The somewhat counterintuitive strategy seems to be working immediately out of the gate, Electronic Entertainment Design and Research analyst Jesse Divnich told GameSpot.

"Certainly the reliance on memory cards is an olive branch to retailers, which receives more profit on accessory sales than any other category," Divnich said. "For a $100 memory card, Sony only receives $40 to $50, the rest is all retail margins…Fortunately for Sony, we are seeing memory card attach rates above 85 percent, so this shouldn't hinder digital sales for those that bought a Vita; however, it could hinder sales from consumers who have decided not to purchase a Vita due to the total cost of purchase."

Divnich speculated that Sony could get around the memory card issue by either including internal memory in a future configuration of the system, or tossing memory sticks into the hardware packages in lieu of a price cut. The current $250 version of the PS Vita doesn't come with a memory card, although for a limited time, the $300 3G-enabled version of the hardware will pack in an 8GB card.
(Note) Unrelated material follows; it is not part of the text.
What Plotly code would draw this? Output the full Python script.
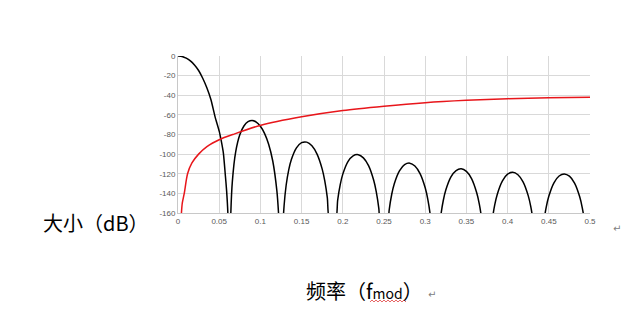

The most frustrating thing about Sony's proprietary PS Vita memory cards is that they are more an intentional flaw than a simple oversight. Paying $100 for a memory card instead of a handful of games is bad enough, but Sony is sticking it to consumers to stay in good graces with retailers. And it's downright infuriating to see two places we players support with our money show their gratitude by joining forces to bend us over a barrel.